Japan Post Bank holds roughly 120 million accounts with combined deposits amounting to approximately ¥190 trillion (~ $1.29 trillion). This enormous base becomes a potential springboard for DCJPY issuance, potentially elevating its prominence in Japan’s digital asset and tokenized deposits landscape.

Japan’s regulatory momentum is also building. With JPYC having received the first domestic stablecoin license in 2025, and the future tokenization market projected to grow from $600 billion in 2025 to $18.9 trillion by 2033 (per BCG and Ripple), the DCJPY initiative aligns with a broader shift toward digital, programmable finance.
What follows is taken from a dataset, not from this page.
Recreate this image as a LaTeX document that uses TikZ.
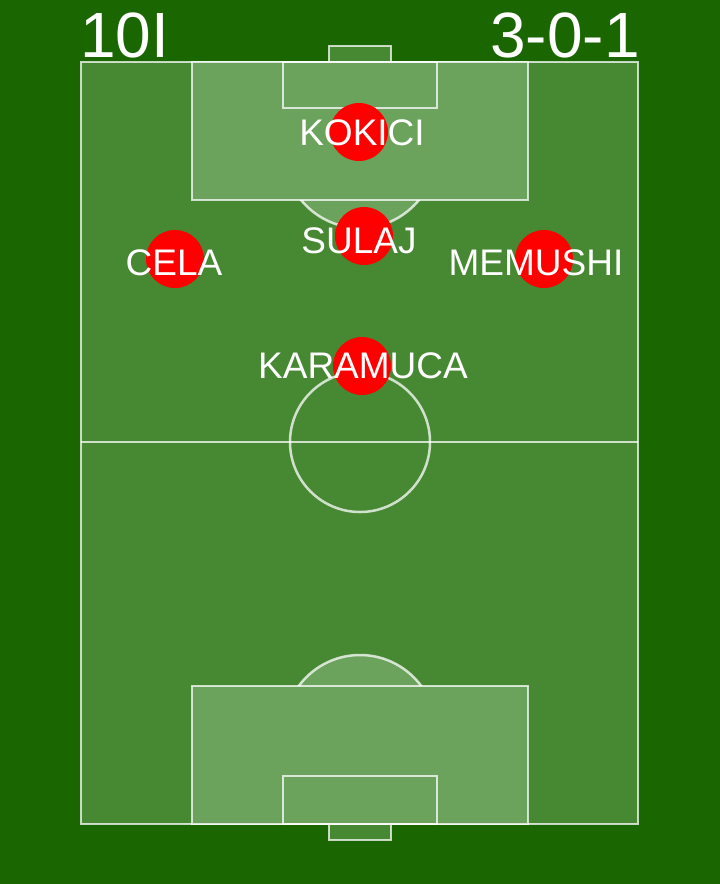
\documentclass[tikz,border=0pt]{standalone}
\usepackage{fontspec}
\setmainfont{Liberation Sans}
\usepackage{tikz}
\definecolor{grass}{HTML}{1A6600}
\definecolor{pitch}{HTML}{478833}
\definecolor{boxgreen}{HTML}{6BA25C}

\begin{document}
\begin{tikzpicture}[
		x=1pt, y=-1pt,
		line/.style={
				draw=white,
				draw opacity=0.75,
				line width=2.5pt
			},
		player/.style={circle, fill=red, minimum size=58pt, inner sep=0pt},
		playername/.style={text=white, font=\fontsize{37}{40}\selectfont, inner sep=0pt, anchor=base},
		scoretext/.style={text=white, font=\fontsize{64}{70}\selectfont, inner sep=0pt}
	]
	\fill[grass] (0,0) rectangle (720,884);
	\useasboundingbox (0,0) rectangle (720,884);

	% pitch and goals
	\filldraw[line, fill=pitch] (81,62) rectangle (638,824);
	\filldraw[line, fill=pitch] (329,46) rectangle (391,62);
	\filldraw[line, fill=pitch] (329,824) rectangle (391,840);

	% penalty arcs, the boxes cover the rest of the circles
	\filldraw[line, fill=boxgreen] (360,152) circle (76);
	\filldraw[line, fill=boxgreen] (360,731) circle (76);
	\filldraw[line, fill=boxgreen] (192,62) rectangle (528,200);
	\filldraw[line, fill=boxgreen] (192,686) rectangle (528,824);
	\draw[line] (283,62) rectangle (437,108);
	\draw[line] (283,776) rectangle (437,824);

	% halfway line
	\draw[line] (81,442) -- (638,442);
	\draw[line] (360,442) circle (70);

	\node[scoretext, anchor=base west] (team) at (80,57) {10I};
	\node[scoretext, anchor=base east] (formation) at (640,57) {3-0-1};

	\foreach \id/\cx/\cy/\tx/\ty/\nm in {
			kokici/359/132/362/145/KOKICI,
			sulaj/364/236/359/253/SULAJ,
			cela/175/259/174/275/CELA,
			memushi/544/259/536/275/MEMUSHI,
			karamuca/362/366/363/378/KARAMUCA} {
		\node[player] (\id) at (\cx,\cy) {};
		\node[playername] (\id-name) at (\tx,\ty) {\nm};
	}
\end{tikzpicture}
\end{document}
5. Strategic Benefits and Future Implications

  • Instant Settlement: DCJPY allows for near‑instantaneous conversion and settlement of financial digital assets, solving lag issues in traditional processes.
  • Programmability: Through smart contracts, DCJPY enables automated transaction flows—for example, digital bonds, NFTs, or environmental credit settlements.
  • Public Finance Integration: Local governments may use DCJPY to distribute grants or subsidies digitally, reducing administrative friction.
  • Trusted Infrastructure: As a deposit-backed asset issued by a regulated institution, DCJPY offers high security and trust for users.
  • Financial Innovation Leadership: Japan Post Bank’s move places Japan at the cutting edge of integrating blockchain tokens with traditional banking.

6. Summary

In summary, Japan Post Bank’s plan to roll out DCJPY—a blockchain‑based, deposit‑backed digital currency—in fiscal 2026 represents a notable stride in integrating FinTech with mainstream banking. Backed by DeCurret DCP and tested through real‑world pilots (including environmental assets and digital bond settlements), DCJPY offers near‑instant, programmable settlement while remaining secure and closely regulated.

The immense scale of Japan Post Bank’s deposits, combined with evolving regulatory frameworks and booming tokenized asset markets, suggests DCJPY could significantly reshape Japan’s financial infrastructure. From enabling seamless digital payments to embedding programmable finance into public services, DCJPY emerges as a promising development for blockchain innovators and crypto-savvy users alike.